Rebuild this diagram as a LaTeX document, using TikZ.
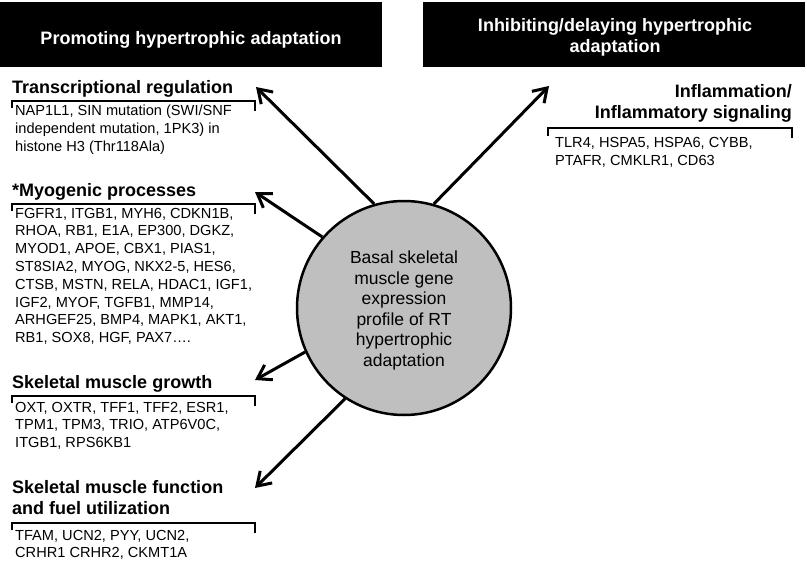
\documentclass[tikz,border=0pt]{standalone}
\usepackage{fontspec}
\setmainfont{Liberation Sans}
\usetikzlibrary{arrows.meta}
\tikzset{
  titlebox/.style={fill=black, draw=none},
  titletext/.style={text=white, font=\bfseries\fontsize{18}{20.5}\selectfont, inner sep=0pt, align=center},
  heading/.style={font=\bfseries\fontsize{18}{20.5}\selectfont, inner sep=0pt},
  genes/.style={font=\fontsize{14.6}{17.8}\selectfont, inner sep=0pt, align=left, anchor=north west},
  bracket/.style={line width=1.5pt},
  arr/.style={line width=3pt, -{Straight Barb[length=13pt,width=17pt]}},
  hub/.style={circle, draw=black, line width=2.5pt, fill=black!25, minimum size=214pt, inner sep=0pt},
  hubtext/.style={font=\fontsize{17.5}{20.6}\selectfont, inner sep=0pt, align=center}
}
\begin{document}
\begin{tikzpicture}[x=1pt, y=-1pt]
\useasboundingbox (0,0) rectangle (807,562);
% title boxes
\fill[titlebox] (0,2) rectangle (382,67);
\fill[titlebox] (423,2) rectangle (805,67);
\node[titletext, anchor=base] (tl) at (191,44) {Promoting hypertrophic adaptation};
\node[titletext, anchor=north] (tr) at (615,18.6) {Inhibiting/delaying hypertrophic\\adaptation};
% hub
\node[hub] (c) at (404,308) {};
\node[hubtext] (ct) at (404,310.4) {Basal skeletal\\muscle gene\\expression\\profile of RT\\hypertrophic\\adaptation};
% left side
\node[heading, anchor=base west] (h1) at (12,93.4) {Transcriptional regulation};
\draw[bracket] (12,108) -- (12,101) -- (255,101) -- (255,111);
\node[genes] (g1) at (15,104.8) {NAP1L1, SIN mutation (SWI/SNF\\independent mutation, 1PK3) in\\histone H3 (Thr118Ala)};

\node[heading, anchor=base west] (h2) at (12,196.4) {*Myogenic processes};
\draw[bracket] (12,211) -- (12,204) -- (255,204) -- (255,214);
\node[genes] (g2) at (15,207.8) {FGFR1, ITGB1, MYH6, CDKN1B,\\RHOA, RB1, E1A, EP300, DGKZ,\\MYOD1, APOE, CBX1, PIAS1,\\ST8SIA2, MYOG, NKX2-5, HES6,\\CTSB, MSTN, RELA, HDAC1, IGF1,\\IGF2, MYOF, TGFB1, MMP14,\\ARHGEF25, BMP4, MAPK1, AKT1,\\RB1, SOX8, HGF, PAX7\dots.};

\node[heading, anchor=base west] (h3) at (12,388.4) {Skeletal muscle growth};
\draw[bracket] (12,403) -- (12,396) -- (255,396) -- (255,406);
\node[genes] (g3) at (15,401.8) {OXT, OXTR, TFF1, TFF2, ESR1,\\TPM1, TPM3, TRIO, ATP6V0C,\\ITGB1, RPS6KB1};

\node[heading, anchor=north west, align=left] (h4) at (12,480.6) {Skeletal muscle function\\and fuel utilization};
\draw[bracket] (12,530) -- (12,523) -- (255,523) -- (255,533);
\node[genes] (g4) at (15,529.8) {TFAM, UCN2, PYY, UCN2,\\CRHR1 CRHR2, CKMT1A};

% right side
\node[heading, anchor=north east, align=right] (h5) at (792,84.6) {Inflammation/\\Inflammatory signaling};
\draw[bracket] (548,136) -- (548,128) -- (792,128) -- (792,138);
\node[genes] (g5) at (555,137.3) {TLR4, HSPA5, HSPA6, CYBB,\\PTAFR, CMKLR1, CD63};

% arrow tips
\coordinate (t1) at (256,87);
\coordinate (t2) at (255,192);
\coordinate (t3) at (255,380);
\coordinate (t4) at (255,488);
\coordinate (t5) at (549,86);
\draw[arr] (c.106.8) -- (t1);
\draw[arr] (c.139.9) -- (t2);
\draw[arr] (c.204) -- (t3);
\draw[arr] (c.237.7) -- (t4);
\draw[arr] (c.74.3) -- (t5);
\end{tikzpicture}
\end{document}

▸ **Exercise aim**
Return the full material word for word. Do not include the pictures.

▸ **Solution**
Rebuild this diagram as a LaTeX document, using TikZ.
\documentclass[tikz,border=0pt]{standalone}
\usepackage{fontspec}
\setmainfont{Liberation Sans}
\usetikzlibrary{arrows.meta}
\tikzset{
  titlebox/.style={fill=black, draw=none},
  titletext/.style={text=white, font=\bfseries\fontsize{18}{20.5}\selectfont, inner sep=0pt, align=center},
  heading/.style={font=\bfseries\fontsize{18}{20.5}\selectfont, inner sep=0pt},
  genes/.style={font=\fontsize{14.6}{17.8}\selectfont, inner sep=0pt, align=left, anchor=north west},
  bracket/.style={line width=1.5pt},
  arr/.style={line width=3pt, -{Straight Barb[length=13pt,width=17pt]}},
  hub/.style={circle, draw=black, line width=2.5pt, fill=black!25, minimum size=214pt, inner sep=0pt},
  hubtext/.style={font=\fontsize{17.5}{20.6}\selectfont, inner sep=0pt, align=center}
}
\begin{document}
\begin{tikzpicture}[x=1pt, y=-1pt]
\useasboundingbox (0,0) rectangle (807,562);
% title boxes
\fill[titlebox] (0,2) rectangle (382,67);
\fill[titlebox] (423,2) rectangle (805,67);
\node[titletext, anchor=base] (tl) at (191,44) {Promoting hypertrophic adaptation};
\node[titletext, anchor=north] (tr) at (615,18.6) {Inhibiting/delaying hypertrophic\\adaptation};
% hub
\node[hub] (c) at (404,308) {};
\node[hubtext] (ct) at (404,310.4) {Basal skeletal\\muscle gene\\expression\\profile of RT\\hypertrophic\\adaptation};
% left side
\node[heading, anchor=base west] (h1) at (12,93.4) {Transcriptional regulation};
\draw[bracket] (12,108) -- (12,101) -- (255,101) -- (255,111);
\node[genes] (g1) at (15,104.8) {NAP1L1, SIN mutation (SWI/SNF\\independent mutation, 1PK3) in\\histone H3 (Thr118Ala)};

\node[heading, anchor=base west] (h2) at (12,196.4) {*Myogenic processes};
\draw[bracket] (12,211) -- (12,204) -- (255,204) -- (255,214);
\node[genes] (g2) at (15,207.8) {FGFR1, ITGB1, MYH6, CDKN1B,\\RHOA, RB1, E1A, EP300, DGKZ,\\MYOD1, APOE, CBX1, PIAS1,\\ST8SIA2, MYOG, NKX2-5, HES6,\\CTSB, MSTN, RELA, HDAC1, IGF1,\\IGF2, MYOF, TGFB1, MMP14,\\ARHGEF25, BMP4, MAPK1, AKT1,\\RB1, SOX8, HGF, PAX7\dots.};

\node[heading, anchor=base west] (h3) at (12,388.4) {Skeletal muscle growth};
\draw[bracket] (12,403) -- (12,396) -- (255,396) -- (255,406);
\node[genes] (g3) at (15,401.8) {OXT, OXTR, TFF1, TFF2, ESR1,\\TPM1, TPM3, TRIO, ATP6V0C,\\ITGB1, RPS6KB1};

\node[heading, anchor=north west, align=left] (h4) at (12,480.6) {Skeletal muscle function\\and fuel utilization};
\draw[bracket] (12,530) -- (12,523) -- (255,523) -- (255,533);
\node[genes] (g4) at (15,529.8) {TFAM, UCN2, PYY, UCN2,\\CRHR1 CRHR2, CKMT1A};

% right side
\node[heading, anchor=north east, align=right] (h5) at (792,84.6) {Inflammation/\\Inflammatory signaling};
\draw[bracket] (548,136) -- (548,128) -- (792,128) -- (792,138);
\node[genes] (g5) at (555,137.3) {TLR4, HSPA5, HSPA6, CYBB,\\PTAFR, CMKLR1, CD63};

% arrow tips
\coordinate (t1) at (256,87);
\coordinate (t2) at (255,192);
\coordinate (t3) at (255,380);
\coordinate (t4) at (255,488);
\coordinate (t5) at (549,86);
\draw[arr] (c.106.8) -- (t1);
\draw[arr] (c.139.9) -- (t2);
\draw[arr] (c.204) -- (t3);
\draw[arr] (c.237.7) -- (t4);
\draw[arr] (c.74.3) -- (t5);
\end{tikzpicture}
\end{document}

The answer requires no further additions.